Egypt

New bill could impose restrictions on NGO funding, legalize Muslim Brotherhood

 

Legislation drafted by the Ministry of Insurance and Social Affairs could tighten control over funding for non-governmental organizations and also give legal status to the Muslim Brotherhood, Egypt's largest Islamist group, state-run newspaper Al-Ahram reported Wednesday.

If passed by the next People’s Assembly and approved by the president, the bill would put extensive restrictions on foreign funding for NGOs, according to Al-Ahram. However, the state-run newspaper claimed the legislation would also remove all restrictions on the work of organizations, particularly with regards to political and human rights activities and opinion polls.

Despite that claim, the story goes on to say the bill would ban NGOs from supporting political parties or funding candidates.

It would reportedly waive local NGOs from obtaining licenses to operate, but would maintain the requirement for foreign groups.

The ministry’s draft bill would also strip administrative authorities of the right to dissolve NGOs, instead making it the responsibility of the judiciary. It requires government approval for foreign funding and subjects both local and foreign funding to the Central Auditing Organization’s oversight.

Under the proposed bill, anyone who assists or joins a foreign organization in carrying out civil activities or opinion polls for an unlicensed group faces a minimum of one year in prison and a fine of at least LE100,000.

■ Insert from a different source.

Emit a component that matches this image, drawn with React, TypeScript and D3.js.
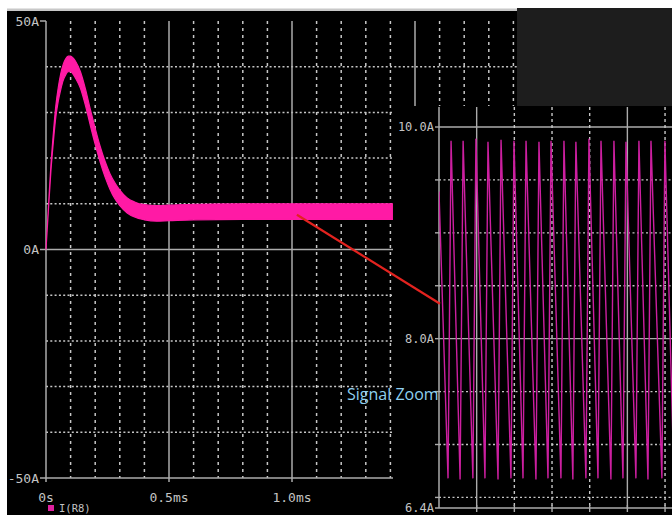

Since the 1990s, civil society organizations have played an increasing role in pushing for political freedom and an end to human rights abuses. Non-governmental organizations heavily criticized the conduct of former President Hosni Mubarak’s administration, documenting police abuse and pressing for greater freedoms. In response, the regime tried to restrict the work of NGOs by denying them legal status.

In April 2011, draft legislation by the same ministry caused an uproar among human rights and democracy activists.

Navi Pillay, UN high commissioner for human rights, criticized the draft bill, saying that if implemented, it would be "a potentially serious blow to the human rights aspirations of fundamental freedoms for which so many Egyptians have struggled for so long and at such cost."

Currently, 43 foreign and Egyptian pro-democracy activists are on trial for receiving illegal foreign funding.  The case casts a potential shadow on longer-term strategic relations between Egypt and the US.

Al-Ahram said that an understanding had been reached to legalize the status of all entities that are not covered by the existent law, particularly the Muslim Brotherhood.

A number of politicians and activists have called upon the Brotherhood to seek legal status.

Some argue that a decision issued by the government in 1954 dissolving the group is still valid, but members of the Islamist group claim that in 1992 an administrative court said that there wasn’t any executive document that shows that the group was disbanded.